*Instruction*:
Only one portion of the data is to be written out: from the line bearing "What React, TypeScript" through the line bearing "import * as". Write it exactly as it appears.

====== Material supplied

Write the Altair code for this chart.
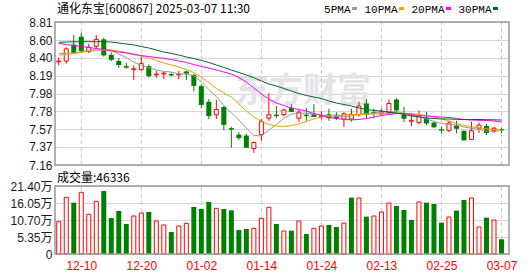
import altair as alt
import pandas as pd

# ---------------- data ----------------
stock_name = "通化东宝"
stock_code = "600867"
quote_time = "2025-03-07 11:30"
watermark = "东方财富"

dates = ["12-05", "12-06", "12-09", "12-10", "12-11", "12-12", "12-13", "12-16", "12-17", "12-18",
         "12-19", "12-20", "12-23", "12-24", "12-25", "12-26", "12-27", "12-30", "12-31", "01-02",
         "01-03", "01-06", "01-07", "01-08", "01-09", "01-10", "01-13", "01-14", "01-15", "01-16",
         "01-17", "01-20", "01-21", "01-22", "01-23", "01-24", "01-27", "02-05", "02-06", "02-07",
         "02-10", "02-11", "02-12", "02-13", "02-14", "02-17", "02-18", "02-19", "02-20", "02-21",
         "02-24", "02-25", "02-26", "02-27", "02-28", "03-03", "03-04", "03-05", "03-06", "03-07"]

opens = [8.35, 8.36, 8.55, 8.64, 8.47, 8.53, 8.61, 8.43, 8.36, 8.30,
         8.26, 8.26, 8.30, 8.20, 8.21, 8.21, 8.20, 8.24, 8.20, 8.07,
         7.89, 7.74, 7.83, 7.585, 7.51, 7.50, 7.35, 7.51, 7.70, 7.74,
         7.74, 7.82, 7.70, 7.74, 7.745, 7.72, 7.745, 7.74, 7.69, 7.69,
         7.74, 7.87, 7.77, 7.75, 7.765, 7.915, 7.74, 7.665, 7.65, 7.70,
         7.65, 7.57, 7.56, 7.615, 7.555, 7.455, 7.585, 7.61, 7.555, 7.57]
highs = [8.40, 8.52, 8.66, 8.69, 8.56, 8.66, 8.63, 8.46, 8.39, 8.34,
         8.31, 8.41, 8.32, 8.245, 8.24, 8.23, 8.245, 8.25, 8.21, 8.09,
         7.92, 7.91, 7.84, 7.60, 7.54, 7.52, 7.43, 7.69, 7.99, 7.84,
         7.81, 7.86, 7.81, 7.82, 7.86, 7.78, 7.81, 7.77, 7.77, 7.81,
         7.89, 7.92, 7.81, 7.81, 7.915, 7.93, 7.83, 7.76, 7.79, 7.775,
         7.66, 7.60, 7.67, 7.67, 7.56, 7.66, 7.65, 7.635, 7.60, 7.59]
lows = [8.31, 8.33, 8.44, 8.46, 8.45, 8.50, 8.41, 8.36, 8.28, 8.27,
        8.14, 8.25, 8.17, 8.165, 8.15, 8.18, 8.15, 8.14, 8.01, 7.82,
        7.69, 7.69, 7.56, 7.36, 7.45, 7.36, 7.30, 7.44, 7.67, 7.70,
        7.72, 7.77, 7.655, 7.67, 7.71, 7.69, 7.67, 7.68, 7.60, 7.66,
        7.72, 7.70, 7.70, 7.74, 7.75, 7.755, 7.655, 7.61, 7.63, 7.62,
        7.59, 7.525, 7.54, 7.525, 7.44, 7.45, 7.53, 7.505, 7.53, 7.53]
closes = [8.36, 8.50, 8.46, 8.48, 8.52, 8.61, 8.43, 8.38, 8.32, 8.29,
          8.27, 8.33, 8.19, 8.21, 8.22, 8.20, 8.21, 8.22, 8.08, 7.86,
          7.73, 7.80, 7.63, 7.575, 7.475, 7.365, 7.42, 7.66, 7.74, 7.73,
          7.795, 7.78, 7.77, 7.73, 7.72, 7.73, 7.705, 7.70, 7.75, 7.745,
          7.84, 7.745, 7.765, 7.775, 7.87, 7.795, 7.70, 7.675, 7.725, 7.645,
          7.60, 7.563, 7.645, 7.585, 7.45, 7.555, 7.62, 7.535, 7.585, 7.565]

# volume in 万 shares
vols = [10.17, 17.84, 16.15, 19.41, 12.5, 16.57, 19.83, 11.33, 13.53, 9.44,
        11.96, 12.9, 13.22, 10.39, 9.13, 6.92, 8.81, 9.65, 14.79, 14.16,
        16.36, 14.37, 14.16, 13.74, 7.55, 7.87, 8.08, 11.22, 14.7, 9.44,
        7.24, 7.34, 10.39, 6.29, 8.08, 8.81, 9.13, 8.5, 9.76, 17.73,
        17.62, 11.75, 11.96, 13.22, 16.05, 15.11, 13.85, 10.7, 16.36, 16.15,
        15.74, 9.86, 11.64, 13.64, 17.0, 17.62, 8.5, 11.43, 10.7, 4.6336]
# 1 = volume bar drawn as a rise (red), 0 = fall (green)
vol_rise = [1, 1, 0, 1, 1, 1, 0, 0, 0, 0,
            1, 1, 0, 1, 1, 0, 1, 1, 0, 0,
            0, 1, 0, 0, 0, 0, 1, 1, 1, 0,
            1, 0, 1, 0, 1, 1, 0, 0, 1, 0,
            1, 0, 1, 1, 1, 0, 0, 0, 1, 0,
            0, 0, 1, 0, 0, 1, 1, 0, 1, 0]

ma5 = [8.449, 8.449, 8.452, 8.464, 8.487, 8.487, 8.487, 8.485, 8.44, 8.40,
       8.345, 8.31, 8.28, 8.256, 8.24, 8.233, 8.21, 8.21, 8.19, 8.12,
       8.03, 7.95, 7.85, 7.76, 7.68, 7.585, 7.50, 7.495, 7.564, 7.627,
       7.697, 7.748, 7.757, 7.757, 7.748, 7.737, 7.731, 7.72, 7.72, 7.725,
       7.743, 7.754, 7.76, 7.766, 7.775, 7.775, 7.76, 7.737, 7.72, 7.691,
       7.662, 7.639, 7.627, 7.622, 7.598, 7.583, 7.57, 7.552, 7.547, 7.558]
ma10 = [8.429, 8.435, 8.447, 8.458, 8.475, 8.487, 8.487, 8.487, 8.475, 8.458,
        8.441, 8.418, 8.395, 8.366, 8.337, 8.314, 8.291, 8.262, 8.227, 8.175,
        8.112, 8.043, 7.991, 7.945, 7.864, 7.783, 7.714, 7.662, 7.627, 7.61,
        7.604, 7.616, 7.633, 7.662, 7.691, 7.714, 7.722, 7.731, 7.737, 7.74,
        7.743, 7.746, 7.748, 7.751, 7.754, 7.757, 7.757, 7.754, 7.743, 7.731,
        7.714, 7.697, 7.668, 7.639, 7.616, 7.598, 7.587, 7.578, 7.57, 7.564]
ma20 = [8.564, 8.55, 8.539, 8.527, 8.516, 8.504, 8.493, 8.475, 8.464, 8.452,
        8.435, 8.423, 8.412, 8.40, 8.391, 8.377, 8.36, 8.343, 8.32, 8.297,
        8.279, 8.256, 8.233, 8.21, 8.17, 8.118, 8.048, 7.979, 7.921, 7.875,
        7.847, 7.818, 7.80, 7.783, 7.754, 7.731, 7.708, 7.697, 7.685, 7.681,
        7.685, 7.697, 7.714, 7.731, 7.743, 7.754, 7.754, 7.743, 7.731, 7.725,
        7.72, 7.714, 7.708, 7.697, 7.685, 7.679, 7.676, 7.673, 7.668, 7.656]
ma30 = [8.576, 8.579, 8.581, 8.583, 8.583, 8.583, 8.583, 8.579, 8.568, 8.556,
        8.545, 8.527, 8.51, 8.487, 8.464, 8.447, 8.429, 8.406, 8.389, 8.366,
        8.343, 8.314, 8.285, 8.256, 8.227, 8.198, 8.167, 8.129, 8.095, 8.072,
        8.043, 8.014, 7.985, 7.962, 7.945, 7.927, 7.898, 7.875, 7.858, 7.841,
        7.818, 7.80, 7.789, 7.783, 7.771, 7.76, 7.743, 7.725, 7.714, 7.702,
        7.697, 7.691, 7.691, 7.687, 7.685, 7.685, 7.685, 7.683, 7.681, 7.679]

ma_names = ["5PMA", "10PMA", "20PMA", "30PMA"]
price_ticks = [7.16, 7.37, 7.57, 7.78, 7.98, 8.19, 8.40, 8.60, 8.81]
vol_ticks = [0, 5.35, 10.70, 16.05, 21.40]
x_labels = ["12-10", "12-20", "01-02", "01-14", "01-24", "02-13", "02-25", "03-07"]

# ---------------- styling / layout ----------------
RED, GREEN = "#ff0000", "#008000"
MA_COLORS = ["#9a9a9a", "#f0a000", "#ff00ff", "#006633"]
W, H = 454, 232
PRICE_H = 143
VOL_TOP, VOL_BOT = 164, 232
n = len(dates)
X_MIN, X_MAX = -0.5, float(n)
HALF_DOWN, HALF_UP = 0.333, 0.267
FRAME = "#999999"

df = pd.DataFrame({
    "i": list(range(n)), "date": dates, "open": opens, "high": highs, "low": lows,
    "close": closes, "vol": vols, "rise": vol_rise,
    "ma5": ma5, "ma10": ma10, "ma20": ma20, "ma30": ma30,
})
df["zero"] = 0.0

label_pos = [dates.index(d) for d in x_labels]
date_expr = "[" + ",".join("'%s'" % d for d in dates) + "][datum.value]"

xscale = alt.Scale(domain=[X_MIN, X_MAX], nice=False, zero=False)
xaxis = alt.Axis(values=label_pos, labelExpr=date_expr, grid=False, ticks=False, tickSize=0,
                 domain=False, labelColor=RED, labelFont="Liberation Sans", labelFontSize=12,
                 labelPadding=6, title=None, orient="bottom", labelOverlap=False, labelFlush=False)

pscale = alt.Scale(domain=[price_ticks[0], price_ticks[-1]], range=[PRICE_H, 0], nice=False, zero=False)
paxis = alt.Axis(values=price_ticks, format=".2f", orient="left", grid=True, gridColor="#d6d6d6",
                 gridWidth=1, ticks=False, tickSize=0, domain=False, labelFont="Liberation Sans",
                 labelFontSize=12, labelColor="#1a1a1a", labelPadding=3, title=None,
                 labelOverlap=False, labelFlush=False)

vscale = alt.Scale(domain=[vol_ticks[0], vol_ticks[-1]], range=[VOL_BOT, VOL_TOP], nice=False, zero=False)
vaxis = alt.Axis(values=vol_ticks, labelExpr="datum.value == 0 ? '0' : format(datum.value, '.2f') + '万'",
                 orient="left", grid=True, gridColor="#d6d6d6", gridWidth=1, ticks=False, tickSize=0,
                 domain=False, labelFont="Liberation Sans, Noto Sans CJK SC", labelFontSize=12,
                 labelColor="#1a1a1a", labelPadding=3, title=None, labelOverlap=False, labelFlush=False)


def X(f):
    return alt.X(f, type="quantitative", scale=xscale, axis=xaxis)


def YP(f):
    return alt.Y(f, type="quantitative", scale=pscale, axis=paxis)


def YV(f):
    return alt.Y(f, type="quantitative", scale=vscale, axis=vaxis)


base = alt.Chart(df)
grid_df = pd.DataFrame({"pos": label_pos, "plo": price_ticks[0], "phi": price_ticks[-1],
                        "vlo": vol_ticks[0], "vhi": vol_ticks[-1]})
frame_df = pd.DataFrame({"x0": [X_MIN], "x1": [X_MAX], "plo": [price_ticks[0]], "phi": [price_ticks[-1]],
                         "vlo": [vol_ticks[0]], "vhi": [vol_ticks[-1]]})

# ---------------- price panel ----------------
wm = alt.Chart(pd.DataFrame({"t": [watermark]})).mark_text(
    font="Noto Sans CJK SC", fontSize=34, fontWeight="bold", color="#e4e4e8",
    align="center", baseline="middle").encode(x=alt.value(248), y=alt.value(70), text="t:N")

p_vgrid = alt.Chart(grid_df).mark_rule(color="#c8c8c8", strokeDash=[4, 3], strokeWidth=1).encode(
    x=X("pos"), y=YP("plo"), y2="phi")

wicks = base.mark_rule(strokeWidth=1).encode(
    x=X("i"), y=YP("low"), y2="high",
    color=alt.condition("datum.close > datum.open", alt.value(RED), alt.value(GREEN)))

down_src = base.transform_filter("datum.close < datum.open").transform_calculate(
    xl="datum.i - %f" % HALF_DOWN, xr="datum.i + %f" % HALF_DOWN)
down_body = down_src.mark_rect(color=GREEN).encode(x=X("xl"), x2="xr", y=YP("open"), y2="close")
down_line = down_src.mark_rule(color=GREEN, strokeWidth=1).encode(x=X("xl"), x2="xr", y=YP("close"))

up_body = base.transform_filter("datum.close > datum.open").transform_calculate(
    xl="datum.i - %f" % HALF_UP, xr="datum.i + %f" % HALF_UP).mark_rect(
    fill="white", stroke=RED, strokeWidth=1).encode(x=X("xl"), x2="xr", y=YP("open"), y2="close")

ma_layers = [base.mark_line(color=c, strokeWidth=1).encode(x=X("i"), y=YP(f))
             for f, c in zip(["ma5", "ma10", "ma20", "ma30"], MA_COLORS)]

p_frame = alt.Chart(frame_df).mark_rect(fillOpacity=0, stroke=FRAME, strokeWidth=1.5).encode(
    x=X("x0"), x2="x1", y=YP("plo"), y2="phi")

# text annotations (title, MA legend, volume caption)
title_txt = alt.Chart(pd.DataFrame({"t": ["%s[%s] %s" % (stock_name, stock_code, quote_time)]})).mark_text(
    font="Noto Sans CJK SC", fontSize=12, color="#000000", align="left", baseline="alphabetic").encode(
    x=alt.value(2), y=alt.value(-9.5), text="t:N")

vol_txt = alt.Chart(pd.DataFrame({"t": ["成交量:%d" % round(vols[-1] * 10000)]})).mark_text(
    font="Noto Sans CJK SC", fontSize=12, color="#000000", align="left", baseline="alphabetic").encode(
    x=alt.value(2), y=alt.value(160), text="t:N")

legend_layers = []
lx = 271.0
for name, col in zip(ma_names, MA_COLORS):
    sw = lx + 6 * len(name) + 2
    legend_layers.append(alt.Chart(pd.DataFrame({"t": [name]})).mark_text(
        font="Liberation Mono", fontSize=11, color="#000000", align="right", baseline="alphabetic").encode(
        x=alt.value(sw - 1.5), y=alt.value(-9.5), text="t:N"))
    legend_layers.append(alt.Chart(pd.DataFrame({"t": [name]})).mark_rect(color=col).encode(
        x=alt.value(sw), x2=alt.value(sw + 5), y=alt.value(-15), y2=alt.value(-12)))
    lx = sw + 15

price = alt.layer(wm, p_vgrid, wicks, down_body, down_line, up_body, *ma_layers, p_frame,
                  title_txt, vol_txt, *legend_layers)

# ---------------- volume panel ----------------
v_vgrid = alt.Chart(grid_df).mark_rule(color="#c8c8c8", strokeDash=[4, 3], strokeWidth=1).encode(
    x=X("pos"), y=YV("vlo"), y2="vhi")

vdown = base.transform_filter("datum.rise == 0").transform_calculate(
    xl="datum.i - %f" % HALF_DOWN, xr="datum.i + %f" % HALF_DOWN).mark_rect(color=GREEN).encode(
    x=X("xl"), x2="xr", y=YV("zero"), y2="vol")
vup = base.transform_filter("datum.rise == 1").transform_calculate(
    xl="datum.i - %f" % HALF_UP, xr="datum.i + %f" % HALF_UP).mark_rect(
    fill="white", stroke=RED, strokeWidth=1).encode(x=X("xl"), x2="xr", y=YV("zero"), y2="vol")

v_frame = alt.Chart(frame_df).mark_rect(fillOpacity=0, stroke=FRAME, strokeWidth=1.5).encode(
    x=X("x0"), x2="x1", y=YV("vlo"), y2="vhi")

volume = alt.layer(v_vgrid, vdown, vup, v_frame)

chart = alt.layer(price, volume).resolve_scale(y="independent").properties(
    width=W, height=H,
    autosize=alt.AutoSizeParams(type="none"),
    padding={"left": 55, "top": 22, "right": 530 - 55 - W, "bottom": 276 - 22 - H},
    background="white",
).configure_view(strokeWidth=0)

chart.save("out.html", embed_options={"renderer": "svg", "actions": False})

============
====== Material supplied

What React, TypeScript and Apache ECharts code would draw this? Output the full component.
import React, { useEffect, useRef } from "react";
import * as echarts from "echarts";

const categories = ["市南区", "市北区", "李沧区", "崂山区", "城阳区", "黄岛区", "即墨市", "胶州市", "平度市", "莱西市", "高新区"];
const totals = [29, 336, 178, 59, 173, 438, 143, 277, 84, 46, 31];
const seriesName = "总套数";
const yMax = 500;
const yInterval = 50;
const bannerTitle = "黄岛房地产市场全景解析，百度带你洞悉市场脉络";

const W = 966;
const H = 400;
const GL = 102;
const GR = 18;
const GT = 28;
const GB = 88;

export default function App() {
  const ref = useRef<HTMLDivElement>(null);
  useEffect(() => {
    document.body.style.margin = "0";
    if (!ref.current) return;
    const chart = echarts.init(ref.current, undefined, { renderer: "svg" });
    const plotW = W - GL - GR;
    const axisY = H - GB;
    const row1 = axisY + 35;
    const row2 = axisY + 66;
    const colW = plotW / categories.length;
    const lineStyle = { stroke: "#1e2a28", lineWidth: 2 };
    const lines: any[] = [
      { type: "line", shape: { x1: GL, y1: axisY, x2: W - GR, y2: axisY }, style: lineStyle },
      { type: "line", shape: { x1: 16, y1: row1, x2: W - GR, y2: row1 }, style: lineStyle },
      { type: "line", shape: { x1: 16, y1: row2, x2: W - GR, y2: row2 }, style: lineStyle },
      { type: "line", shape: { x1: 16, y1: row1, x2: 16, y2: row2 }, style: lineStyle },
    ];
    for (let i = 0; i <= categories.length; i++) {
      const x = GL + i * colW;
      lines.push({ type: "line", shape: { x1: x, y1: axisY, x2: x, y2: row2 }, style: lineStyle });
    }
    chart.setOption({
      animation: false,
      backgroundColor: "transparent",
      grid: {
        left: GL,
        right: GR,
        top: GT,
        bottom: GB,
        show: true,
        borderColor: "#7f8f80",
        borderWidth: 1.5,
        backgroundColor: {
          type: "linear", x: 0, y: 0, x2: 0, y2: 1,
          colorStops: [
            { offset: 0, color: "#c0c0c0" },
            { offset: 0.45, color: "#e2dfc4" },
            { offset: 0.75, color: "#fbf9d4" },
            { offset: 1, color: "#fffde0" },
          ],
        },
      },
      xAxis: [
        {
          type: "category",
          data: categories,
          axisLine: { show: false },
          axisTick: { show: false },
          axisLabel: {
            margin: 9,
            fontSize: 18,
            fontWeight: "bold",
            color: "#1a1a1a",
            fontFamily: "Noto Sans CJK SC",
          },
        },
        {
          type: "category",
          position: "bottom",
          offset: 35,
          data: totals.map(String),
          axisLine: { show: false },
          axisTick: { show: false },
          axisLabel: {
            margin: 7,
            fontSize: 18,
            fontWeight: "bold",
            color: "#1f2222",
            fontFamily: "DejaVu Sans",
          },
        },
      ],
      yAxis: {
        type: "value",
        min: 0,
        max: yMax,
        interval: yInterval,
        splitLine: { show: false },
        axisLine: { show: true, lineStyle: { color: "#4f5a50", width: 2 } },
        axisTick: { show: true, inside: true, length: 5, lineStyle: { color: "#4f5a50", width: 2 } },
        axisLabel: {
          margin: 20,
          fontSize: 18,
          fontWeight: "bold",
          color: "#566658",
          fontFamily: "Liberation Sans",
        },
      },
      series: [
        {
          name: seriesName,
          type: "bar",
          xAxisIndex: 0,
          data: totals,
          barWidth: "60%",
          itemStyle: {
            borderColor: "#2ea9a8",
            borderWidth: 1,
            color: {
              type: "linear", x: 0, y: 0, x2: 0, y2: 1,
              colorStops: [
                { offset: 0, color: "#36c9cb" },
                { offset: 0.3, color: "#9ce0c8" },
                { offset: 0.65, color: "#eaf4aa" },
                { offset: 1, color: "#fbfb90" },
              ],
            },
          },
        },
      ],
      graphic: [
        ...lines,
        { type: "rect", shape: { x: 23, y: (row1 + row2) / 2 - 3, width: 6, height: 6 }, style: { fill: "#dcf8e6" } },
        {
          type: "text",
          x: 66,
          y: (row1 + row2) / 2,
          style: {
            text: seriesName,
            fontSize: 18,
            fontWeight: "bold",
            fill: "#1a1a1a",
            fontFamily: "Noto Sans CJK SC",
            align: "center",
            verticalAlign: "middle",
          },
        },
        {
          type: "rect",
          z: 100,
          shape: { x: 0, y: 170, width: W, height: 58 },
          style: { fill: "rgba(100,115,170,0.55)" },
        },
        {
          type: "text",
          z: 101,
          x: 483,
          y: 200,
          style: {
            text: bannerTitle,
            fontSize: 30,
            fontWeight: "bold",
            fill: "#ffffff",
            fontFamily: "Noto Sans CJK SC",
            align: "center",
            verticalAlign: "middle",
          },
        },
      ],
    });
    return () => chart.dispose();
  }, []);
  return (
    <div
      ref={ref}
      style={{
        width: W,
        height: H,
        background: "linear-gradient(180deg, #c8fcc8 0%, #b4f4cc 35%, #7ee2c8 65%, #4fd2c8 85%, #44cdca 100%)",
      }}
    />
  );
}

============

*Task response*:
What React, TypeScript and Apache ECharts code would draw this? Output the full component.
import React, { useEffect, useRef } from "react";
import * as echarts from "echarts";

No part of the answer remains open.